Gold prices slipped nearly 2% on Thursday as the dollar rebounded and some investors locked in profits after bullion scaled a nine-month peak on dovish remarks from Federal Reserve Chair Jerome Powell.
Spot gold dipped 1.8% to $1,915.79 per ounce by 1:52 p.m. ET (1852 GMT), having hit its highest since April 2022 earlier in the session.
U.S. gold futures settled down 0.6% at $1,930.8.
The dollar index jumped nearly 1% against its rivals, making dollar-priced bullion less attractive for overseas buyers.
While the underlying support to the gold market remains strong, the slight pullback in the market could be due to some profit-taking ahead of tomorrow’s monthly U.S. jobs data, said David Meger, director of metals trading at High Ridge Futures.
The U.S. central bank on Wednesday raised benchmark borrowing costs by 25 basis points (bps) to a range of 4.5% to 4.75%, its smallest hike so far in an 11-month tightening cycle.
Meanwhile, Powell warned about further monetary policy tightening as inflation remained too high, but noted that the progress on disinflation was in its early stages.
“Powell was not nearly as hawkish as he had been in recent FOMC press conferences and left the door open to a Fed “pivot” sooner rather than later,” said Jim Wyckoff, senior analyst at Kitco Metals in a note.
Gold tends to appreciate on expectations of lower interest rates, which reduce the opportunity cost of holding non-yielding bullion.

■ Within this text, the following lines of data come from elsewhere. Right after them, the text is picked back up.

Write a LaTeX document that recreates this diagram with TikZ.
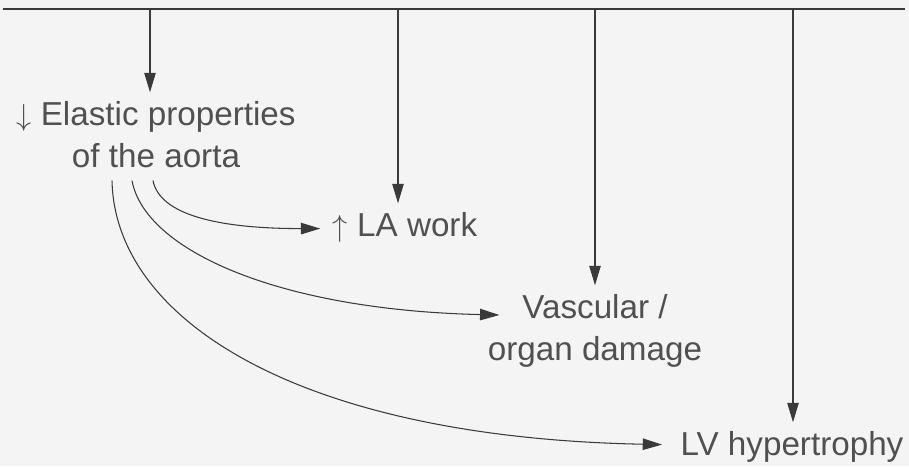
\documentclass[tikz,border=0pt]{standalone}
\usepackage{fontspec}
\setmainfont{Liberation Sans}
\usepackage{tikz}
\usetikzlibrary{arrows.meta, positioning}
\definecolor{inkline}{HTML}{3A3A3A}
\definecolor{inktext}{HTML}{505050}
\definecolor{paper}{HTML}{F4F4F4}

\begin{document}
\begin{tikzpicture}[>={Triangle[length=11pt,width=6.5pt]}, line width=0.6pt, color=inkline,
  font=\fontsize{18.9}{24}\selectfont,
  effect/.style={inner sep=0pt, text=inktext, align=center}]
  \fill[paper] (0,0) rectangle (18.18,9.32);
  \useasboundingbox (0,0) rectangle (18.18,9.32);
  % top bar
  \draw[line width=1.3pt] (0.06,9.14) -- (18.10,9.14);
  \coordinate (t1) at (3.00,9.14);
  \coordinate (t2) at (7.96,9.14);
  \coordinate (t3) at (11.90,9.14);
  \coordinate (t4) at (15.86,9.14);
  % effects
  \node[effect, anchor=north] (elastic) at (3.12,7.30) {$\downarrow$ Elastic properties\\of the aorta};
  \node[effect, anchor=north] (lawork) at (8.10,5.08) {$\uparrow$ LA work};
  \node[effect, anchor=north] (vascular) at (11.90,3.44) {Vascular /\\organ damage};
  \node[effect, anchor=north] (lvhyp) at (15.84,0.70) {LV hypertrophy};
  % from the top bar
  \draw[->, shorten >=5pt] (t1) -- (t1 |- elastic.north);
  \draw[->, shorten >=5pt] (t2) -- (t2 |- lawork.north);
  \draw[->, shorten >=5pt] (t3) -- (t3 |- vascular.north);
  \draw[->, shorten >=5pt] (t4) -- (t4 |- lvhyp.north);
  % from the aorta
  \draw[->] ([shift={(-0.06,-0.24)}]elastic.south) .. controls +(0.14,-0.70) and +(-2.0,0) .. ([shift={(-0.24,0.16)}]lawork.base west);
  \draw[->] ([shift={(-0.48,-0.24)}]elastic.south) .. controls +(0.26,-1.40) and +(-4.4,0.10) .. ([shift={(0.24,-0.42)}]vascular.north west);
  \draw[->] ([shift={(-0.88,-0.24)}]elastic.south) .. controls +(0.06,-2.80) and +(-7.24,0.14) .. ([shift={(-0.36,0.22)}]lvhyp.base west);
\end{tikzpicture}
\end{document}
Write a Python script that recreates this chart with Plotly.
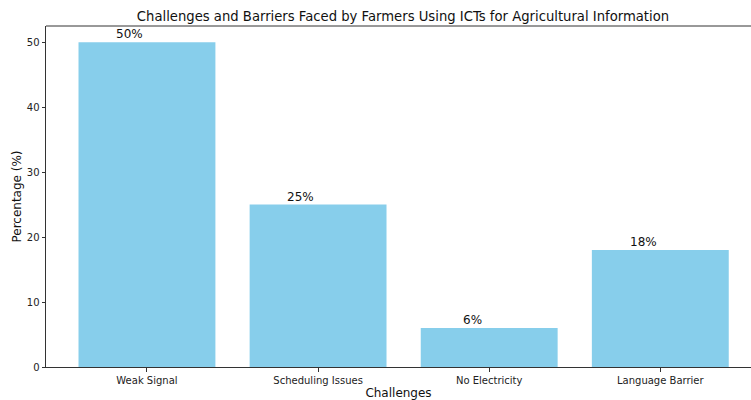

Data showed the number of Americans filing new claims for unemployment benefits dropped to a nine-month low last week as the labor market remains resilient despite higher borrowing costs.
Focus now shifts to January’s U.S. nonfarm payrolls report due on Friday.
Additionally both the Bank of England and the European Central Bank raised interest rates by 50 bps.